- WHAT THE EXERCISE ASKS: Restate each line of the listing exactly, without carrying over any pictures.

================

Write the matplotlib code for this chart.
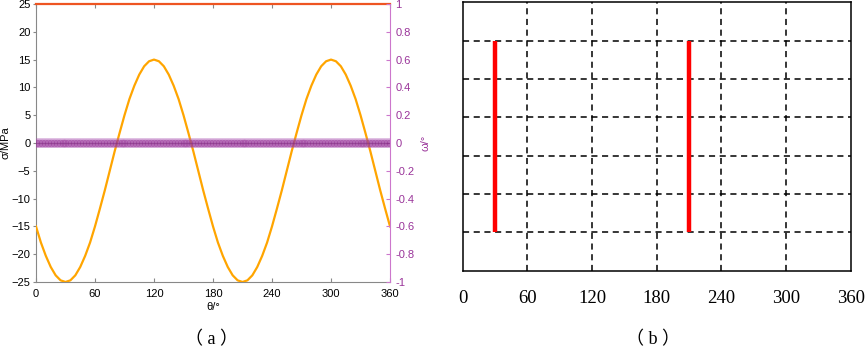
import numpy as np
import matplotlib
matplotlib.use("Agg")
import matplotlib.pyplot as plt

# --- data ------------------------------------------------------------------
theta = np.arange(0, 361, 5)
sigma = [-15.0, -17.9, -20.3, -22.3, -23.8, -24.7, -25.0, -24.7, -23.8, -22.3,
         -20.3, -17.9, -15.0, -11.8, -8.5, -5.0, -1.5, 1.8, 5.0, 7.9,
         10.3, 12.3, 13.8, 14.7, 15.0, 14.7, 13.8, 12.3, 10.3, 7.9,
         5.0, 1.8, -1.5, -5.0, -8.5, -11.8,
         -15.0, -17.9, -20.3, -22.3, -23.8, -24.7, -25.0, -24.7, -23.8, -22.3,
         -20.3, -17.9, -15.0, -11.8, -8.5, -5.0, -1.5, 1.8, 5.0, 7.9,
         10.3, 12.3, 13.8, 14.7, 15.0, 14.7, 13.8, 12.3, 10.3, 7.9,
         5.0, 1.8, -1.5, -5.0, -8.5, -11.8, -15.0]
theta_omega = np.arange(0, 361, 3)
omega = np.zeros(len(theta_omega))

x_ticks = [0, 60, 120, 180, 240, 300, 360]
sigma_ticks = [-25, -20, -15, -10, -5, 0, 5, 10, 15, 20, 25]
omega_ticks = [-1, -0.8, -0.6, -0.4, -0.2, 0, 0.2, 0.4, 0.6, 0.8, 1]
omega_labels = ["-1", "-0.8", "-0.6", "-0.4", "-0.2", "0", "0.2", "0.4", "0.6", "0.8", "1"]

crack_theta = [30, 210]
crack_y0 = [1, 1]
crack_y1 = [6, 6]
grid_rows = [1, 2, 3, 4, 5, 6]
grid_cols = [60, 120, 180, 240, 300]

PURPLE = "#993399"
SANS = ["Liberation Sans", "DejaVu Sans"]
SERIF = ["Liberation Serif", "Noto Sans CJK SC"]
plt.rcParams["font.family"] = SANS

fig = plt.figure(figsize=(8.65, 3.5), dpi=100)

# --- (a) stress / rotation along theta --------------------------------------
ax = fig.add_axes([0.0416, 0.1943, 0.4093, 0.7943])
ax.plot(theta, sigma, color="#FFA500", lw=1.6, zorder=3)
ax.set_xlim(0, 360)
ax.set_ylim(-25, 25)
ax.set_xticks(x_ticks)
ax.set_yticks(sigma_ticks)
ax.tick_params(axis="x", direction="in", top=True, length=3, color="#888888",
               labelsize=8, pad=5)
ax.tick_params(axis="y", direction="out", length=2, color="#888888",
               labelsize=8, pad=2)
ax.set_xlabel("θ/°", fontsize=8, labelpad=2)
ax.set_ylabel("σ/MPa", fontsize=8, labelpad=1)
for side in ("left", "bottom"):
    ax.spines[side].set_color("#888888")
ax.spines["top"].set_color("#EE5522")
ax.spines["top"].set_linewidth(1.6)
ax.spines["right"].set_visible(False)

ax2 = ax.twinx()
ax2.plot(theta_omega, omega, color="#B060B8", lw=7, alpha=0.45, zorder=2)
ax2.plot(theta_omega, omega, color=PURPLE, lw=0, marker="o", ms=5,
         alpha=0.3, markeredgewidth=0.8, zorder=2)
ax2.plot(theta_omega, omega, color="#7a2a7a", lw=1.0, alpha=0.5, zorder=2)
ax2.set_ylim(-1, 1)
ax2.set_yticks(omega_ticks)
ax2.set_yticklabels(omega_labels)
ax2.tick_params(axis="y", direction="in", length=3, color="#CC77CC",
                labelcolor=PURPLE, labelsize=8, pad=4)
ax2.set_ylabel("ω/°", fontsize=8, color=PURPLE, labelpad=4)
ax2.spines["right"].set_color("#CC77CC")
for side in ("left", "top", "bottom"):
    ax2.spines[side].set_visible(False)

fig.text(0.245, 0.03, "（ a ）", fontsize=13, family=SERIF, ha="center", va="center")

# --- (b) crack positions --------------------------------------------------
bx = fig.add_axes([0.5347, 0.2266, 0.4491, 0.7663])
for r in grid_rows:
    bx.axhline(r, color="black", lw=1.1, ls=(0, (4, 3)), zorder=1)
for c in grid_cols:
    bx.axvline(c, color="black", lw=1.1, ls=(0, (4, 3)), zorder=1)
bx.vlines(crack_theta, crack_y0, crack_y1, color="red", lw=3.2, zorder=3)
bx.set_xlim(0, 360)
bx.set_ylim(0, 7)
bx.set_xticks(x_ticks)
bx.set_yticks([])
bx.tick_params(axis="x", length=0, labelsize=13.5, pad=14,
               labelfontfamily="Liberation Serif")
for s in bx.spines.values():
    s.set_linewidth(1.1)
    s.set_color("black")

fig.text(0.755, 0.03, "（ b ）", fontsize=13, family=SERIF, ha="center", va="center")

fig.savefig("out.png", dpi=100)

================

- THE OUTPUT:
Write the matplotlib code for this chart.
import numpy as np
import matplotlib
matplotlib.use("Agg")
import matplotlib.pyplot as plt

# --- data ------------------------------------------------------------------
theta = np.arange(0, 361, 5)
sigma = [-15.0, -17.9, -20.3, -22.3, -23.8, -24.7, -25.0, -24.7, -23.8, -22.3,
         -20.3, -17.9, -15.0, -11.8, -8.5, -5.0, -1.5, 1.8, 5.0, 7.9,
         10.3, 12.3, 13.8, 14.7, 15.0, 14.7, 13.8, 12.3, 10.3, 7.9,
         5.0, 1.8, -1.5, -5.0, -8.5, -11.8,
         -15.0, -17.9, -20.3, -22.3, -23.8, -24.7, -25.0, -24.7, -23.8, -22.3,
         -20.3, -17.9, -15.0, -11.8, -8.5, -5.0, -1.5, 1.8, 5.0, 7.9,
         10.3, 12.3, 13.8, 14.7, 15.0, 14.7, 13.8, 12.3, 10.3, 7.9,
         5.0, 1.8, -1.5, -5.0, -8.5, -11.8, -15.0]
theta_omega = np.arange(0, 361, 3)
omega = np.zeros(len(theta_omega))

x_ticks = [0, 60, 120, 180, 240, 300, 360]
sigma_ticks = [-25, -20, -15, -10, -5, 0, 5, 10, 15, 20, 25]
omega_ticks = [-1, -0.8, -0.6, -0.4, -0.2, 0, 0.2, 0.4, 0.6, 0.8, 1]
omega_labels = ["-1", "-0.8", "-0.6", "-0.4", "-0.2", "0", "0.2", "0.4", "0.6", "0.8", "1"]

crack_theta = [30, 210]
crack_y0 = [1, 1]
crack_y1 = [6, 6]
grid_rows = [1, 2, 3, 4, 5, 6]
grid_cols = [60, 120, 180, 240, 300]

PURPLE = "#993399"
SANS = ["Liberation Sans", "DejaVu Sans"]
SERIF = ["Liberation Serif", "Noto Sans CJK SC"]
plt.rcParams["font.family"] = SANS

fig = plt.figure(figsize=(8.65, 3.5), dpi=100)

# --- (a) stress / rotation along theta --------------------------------------
ax = fig.add_axes([0.0416, 0.1943, 0.4093, 0.7943])
ax.plot(theta, sigma, color="#FFA500", lw=1.6, zorder=3)
ax.set_xlim(0, 360)
ax.set_ylim(-25, 25)
ax.set_xticks(x_ticks)
ax.set_yticks(sigma_ticks)
ax.tick_params(axis="x", direction="in", top=True, length=3, color="#888888",
               labelsize=8, pad=5)
ax.tick_params(axis="y", direction="out", length=2, color="#888888",
               labelsize=8, pad=2)
ax.set_xlabel("θ/°", fontsize=8, labelpad=2)
ax.set_ylabel("σ/MPa", fontsize=8, labelpad=1)
for side in ("left", "bottom"):
    ax.spines[side].set_color("#888888")
ax.spines["top"].set_color("#EE5522")
ax.spines["top"].set_linewidth(1.6)
ax.spines["right"].set_visible(False)

ax2 = ax.twinx()
ax2.plot(theta_omega, omega, color="#B060B8", lw=7, alpha=0.45, zorder=2)
ax2.plot(theta_omega, omega, color=PURPLE, lw=0, marker="o", ms=5,
         alpha=0.3, markeredgewidth=0.8, zorder=2)
ax2.plot(theta_omega, omega, color="#7a2a7a", lw=1.0, alpha=0.5, zorder=2)
ax2.set_ylim(-1, 1)
ax2.set_yticks(omega_ticks)
ax2.set_yticklabels(omega_labels)
ax2.tick_params(axis="y", direction="in", length=3, color="#CC77CC",
                labelcolor=PURPLE, labelsize=8, pad=4)
ax2.set_ylabel("ω/°", fontsize=8, color=PURPLE, labelpad=4)
ax2.spines["right"].set_color("#CC77CC")
for side in ("left", "top", "bottom"):
    ax2.spines[side].set_visible(False)

fig.text(0.245, 0.03, "（ a ）", fontsize=13, family=SERIF, ha="center", va="center")

# --- (b) crack positions --------------------------------------------------
bx = fig.add_axes([0.5347, 0.2266, 0.4491, 0.7663])
for r in grid_rows:
    bx.axhline(r, color="black", lw=1.1, ls=(0, (4, 3)), zorder=1)
for c in grid_cols:
    bx.axvline(c, color="black", lw=1.1, ls=(0, (4, 3)), zorder=1)
bx.vlines(crack_theta, crack_y0, crack_y1, color="red", lw=3.2, zorder=3)
bx.set_xlim(0, 360)
bx.set_ylim(0, 7)
bx.set_xticks(x_ticks)
bx.set_yticks([])
bx.tick_params(axis="x", length=0, labelsize=13.5, pad=14,
               labelfontfamily="Liberation Serif")
for s in bx.spines.values():
    s.set_linewidth(1.1)
    s.set_color("black")

fig.text(0.755, 0.03, "（ b ）", fontsize=13, family=SERIF, ha="center", va="center")

fig.savefig("out.png", dpi=100)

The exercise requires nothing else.